— begin DATA EXCERPT —
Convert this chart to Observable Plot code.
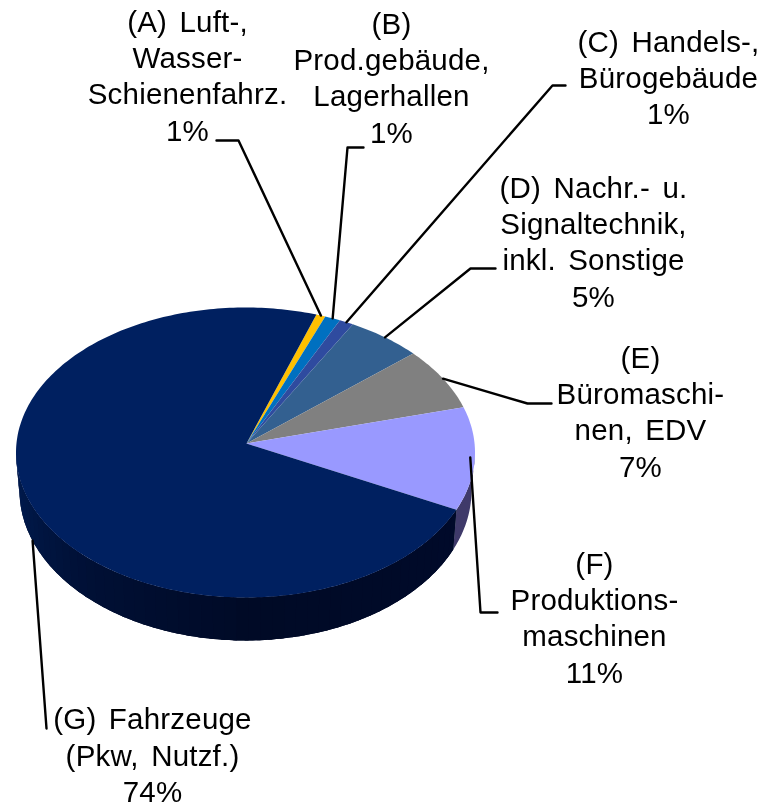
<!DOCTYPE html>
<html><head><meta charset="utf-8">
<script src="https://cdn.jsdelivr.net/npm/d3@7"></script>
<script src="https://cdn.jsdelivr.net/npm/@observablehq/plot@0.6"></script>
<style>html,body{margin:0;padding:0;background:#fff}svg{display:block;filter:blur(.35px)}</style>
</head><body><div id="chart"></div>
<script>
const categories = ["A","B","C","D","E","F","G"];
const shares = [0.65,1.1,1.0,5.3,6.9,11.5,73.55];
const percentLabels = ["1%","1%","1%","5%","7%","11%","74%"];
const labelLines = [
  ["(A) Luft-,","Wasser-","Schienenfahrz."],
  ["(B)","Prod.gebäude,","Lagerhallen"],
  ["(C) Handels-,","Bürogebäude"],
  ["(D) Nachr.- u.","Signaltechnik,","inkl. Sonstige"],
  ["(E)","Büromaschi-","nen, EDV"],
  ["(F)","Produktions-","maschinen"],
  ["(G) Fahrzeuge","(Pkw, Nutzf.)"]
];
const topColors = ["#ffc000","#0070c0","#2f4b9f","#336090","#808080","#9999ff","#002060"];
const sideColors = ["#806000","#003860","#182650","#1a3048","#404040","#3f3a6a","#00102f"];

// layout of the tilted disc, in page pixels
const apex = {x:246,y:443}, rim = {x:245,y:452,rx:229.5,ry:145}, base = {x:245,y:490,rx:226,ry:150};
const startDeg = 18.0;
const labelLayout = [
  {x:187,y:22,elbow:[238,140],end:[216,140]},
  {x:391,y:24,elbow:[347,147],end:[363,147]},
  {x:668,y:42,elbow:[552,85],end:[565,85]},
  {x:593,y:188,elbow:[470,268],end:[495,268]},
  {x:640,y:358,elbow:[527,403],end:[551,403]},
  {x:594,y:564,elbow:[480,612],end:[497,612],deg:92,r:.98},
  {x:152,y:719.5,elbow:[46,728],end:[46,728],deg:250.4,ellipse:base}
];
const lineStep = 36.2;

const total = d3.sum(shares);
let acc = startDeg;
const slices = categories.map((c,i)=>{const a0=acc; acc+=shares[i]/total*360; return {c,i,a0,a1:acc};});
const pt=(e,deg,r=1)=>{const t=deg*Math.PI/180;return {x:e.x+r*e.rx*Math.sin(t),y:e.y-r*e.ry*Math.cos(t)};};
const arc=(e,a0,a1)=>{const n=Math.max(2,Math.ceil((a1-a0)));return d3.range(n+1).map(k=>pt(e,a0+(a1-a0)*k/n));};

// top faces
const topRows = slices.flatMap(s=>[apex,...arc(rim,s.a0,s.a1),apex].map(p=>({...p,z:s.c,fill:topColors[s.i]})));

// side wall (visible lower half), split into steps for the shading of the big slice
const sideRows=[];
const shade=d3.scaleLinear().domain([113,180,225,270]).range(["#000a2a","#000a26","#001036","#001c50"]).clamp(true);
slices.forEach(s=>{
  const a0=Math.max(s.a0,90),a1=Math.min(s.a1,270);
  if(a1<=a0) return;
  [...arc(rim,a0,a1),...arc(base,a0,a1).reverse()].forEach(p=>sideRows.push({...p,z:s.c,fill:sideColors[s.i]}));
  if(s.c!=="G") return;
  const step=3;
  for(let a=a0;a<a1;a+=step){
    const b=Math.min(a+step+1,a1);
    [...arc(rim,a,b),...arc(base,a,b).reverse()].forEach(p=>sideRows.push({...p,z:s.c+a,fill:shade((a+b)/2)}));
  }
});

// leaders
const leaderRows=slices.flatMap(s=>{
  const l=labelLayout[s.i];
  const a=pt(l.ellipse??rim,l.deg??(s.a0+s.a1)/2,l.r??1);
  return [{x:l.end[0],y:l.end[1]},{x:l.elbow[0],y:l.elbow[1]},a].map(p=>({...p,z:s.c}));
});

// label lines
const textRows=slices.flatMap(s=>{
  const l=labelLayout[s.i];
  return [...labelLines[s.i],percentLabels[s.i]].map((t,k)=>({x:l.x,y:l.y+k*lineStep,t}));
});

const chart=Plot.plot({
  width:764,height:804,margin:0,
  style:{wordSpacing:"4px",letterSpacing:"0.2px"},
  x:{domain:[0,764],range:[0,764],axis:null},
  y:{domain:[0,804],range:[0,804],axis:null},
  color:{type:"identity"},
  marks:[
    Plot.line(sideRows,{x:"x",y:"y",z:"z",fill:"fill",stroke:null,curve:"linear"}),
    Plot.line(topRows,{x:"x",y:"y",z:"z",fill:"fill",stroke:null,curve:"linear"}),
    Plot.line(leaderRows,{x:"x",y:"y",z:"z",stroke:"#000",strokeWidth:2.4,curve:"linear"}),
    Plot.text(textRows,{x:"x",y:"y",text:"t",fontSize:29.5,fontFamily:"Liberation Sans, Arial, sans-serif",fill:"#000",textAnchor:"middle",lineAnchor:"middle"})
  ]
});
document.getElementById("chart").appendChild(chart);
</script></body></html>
— end DATA EXCERPT —
* **DESCRIPTION OF THE TASK**:
Copy the data character for character, but drop all pictures from the copy.

* **WRITTEN SOLUTION**:
Convert this chart to Observable Plot code.
<!DOCTYPE html>
<html><head><meta charset="utf-8">
<script src="https://cdn.jsdelivr.net/npm/d3@7"></script>
<script src="https://cdn.jsdelivr.net/npm/@observablehq/plot@0.6"></script>
<style>html,body{margin:0;padding:0;background:#fff}svg{display:block;filter:blur(.35px)}</style>
</head><body><div id="chart"></div>
<script>
const categories = ["A","B","C","D","E","F","G"];
const shares = [0.65,1.1,1.0,5.3,6.9,11.5,73.55];
const percentLabels = ["1%","1%","1%","5%","7%","11%","74%"];
const labelLines = [
  ["(A) Luft-,","Wasser-","Schienenfahrz."],
  ["(B)","Prod.gebäude,","Lagerhallen"],
  ["(C) Handels-,","Bürogebäude"],
  ["(D) Nachr.- u.","Signaltechnik,","inkl. Sonstige"],
  ["(E)","Büromaschi-","nen, EDV"],
  ["(F)","Produktions-","maschinen"],
  ["(G) Fahrzeuge","(Pkw, Nutzf.)"]
];
const topColors = ["#ffc000","#0070c0","#2f4b9f","#336090","#808080","#9999ff","#002060"];
const sideColors = ["#806000","#003860","#182650","#1a3048","#404040","#3f3a6a","#00102f"];

// layout of the tilted disc, in page pixels
const apex = {x:246,y:443}, rim = {x:245,y:452,rx:229.5,ry:145}, base = {x:245,y:490,rx:226,ry:150};
const startDeg = 18.0;
const labelLayout = [
  {x:187,y:22,elbow:[238,140],end:[216,140]},
  {x:391,y:24,elbow:[347,147],end:[363,147]},
  {x:668,y:42,elbow:[552,85],end:[565,85]},
  {x:593,y:188,elbow:[470,268],end:[495,268]},
  {x:640,y:358,elbow:[527,403],end:[551,403]},
  {x:594,y:564,elbow:[480,612],end:[497,612],deg:92,r:.98},
  {x:152,y:719.5,elbow:[46,728],end:[46,728],deg:250.4,ellipse:base}
];
const lineStep = 36.2;

const total = d3.sum(shares);
let acc = startDeg;
const slices = categories.map((c,i)=>{const a0=acc; acc+=shares[i]/total*360; return {c,i,a0,a1:acc};});
const pt=(e,deg,r=1)=>{const t=deg*Math.PI/180;return {x:e.x+r*e.rx*Math.sin(t),y:e.y-r*e.ry*Math.cos(t)};};
const arc=(e,a0,a1)=>{const n=Math.max(2,Math.ceil((a1-a0)));return d3.range(n+1).map(k=>pt(e,a0+(a1-a0)*k/n));};

// top faces
const topRows = slices.flatMap(s=>[apex,...arc(rim,s.a0,s.a1),apex].map(p=>({...p,z:s.c,fill:topColors[s.i]})));

// side wall (visible lower half), split into steps for the shading of the big slice
const sideRows=[];
const shade=d3.scaleLinear().domain([113,180,225,270]).range(["#000a2a","#000a26","#001036","#001c50"]).clamp(true);
slices.forEach(s=>{
  const a0=Math.max(s.a0,90),a1=Math.min(s.a1,270);
  if(a1<=a0) return;
  [...arc(rim,a0,a1),...arc(base,a0,a1).reverse()].forEach(p=>sideRows.push({...p,z:s.c,fill:sideColors[s.i]}));
  if(s.c!=="G") return;
  const step=3;
  for(let a=a0;a<a1;a+=step){
    const b=Math.min(a+step+1,a1);
    [...arc(rim,a,b),...arc(base,a,b).reverse()].forEach(p=>sideRows.push({...p,z:s.c+a,fill:shade((a+b)/2)}));
  }
});

// leaders
const leaderRows=slices.flatMap(s=>{
  const l=labelLayout[s.i];
  const a=pt(l.ellipse??rim,l.deg??(s.a0+s.a1)/2,l.r??1);
  return [{x:l.end[0],y:l.end[1]},{x:l.elbow[0],y:l.elbow[1]},a].map(p=>({...p,z:s.c}));
});

// label lines
const textRows=slices.flatMap(s=>{
  const l=labelLayout[s.i];
  return [...labelLines[s.i],percentLabels[s.i]].map((t,k)=>({x:l.x,y:l.y+k*lineStep,t}));
});

const chart=Plot.plot({
  width:764,height:804,margin:0,
  style:{wordSpacing:"4px",letterSpacing:"0.2px"},
  x:{domain:[0,764],range:[0,764],axis:null},
  y:{domain:[0,804],range:[0,804],axis:null},
  color:{type:"identity"},
  marks:[
    Plot.line(sideRows,{x:"x",y:"y",z:"z",fill:"fill",stroke:null,curve:"linear"}),
    Plot.line(topRows,{x:"x",y:"y",z:"z",fill:"fill",stroke:null,curve:"linear"}),
    Plot.line(leaderRows,{x:"x",y:"y",z:"z",stroke:"#000",strokeWidth:2.4,curve:"linear"}),
    Plot.text(textRows,{x:"x",y:"y",text:"t",fontSize:29.5,fontFamily:"Liberation Sans, Arial, sans-serif",fill:"#000",textAnchor:"middle",lineAnchor:"middle"})
  ]
});
document.getElementById("chart").appendChild(chart);
</script></body></html>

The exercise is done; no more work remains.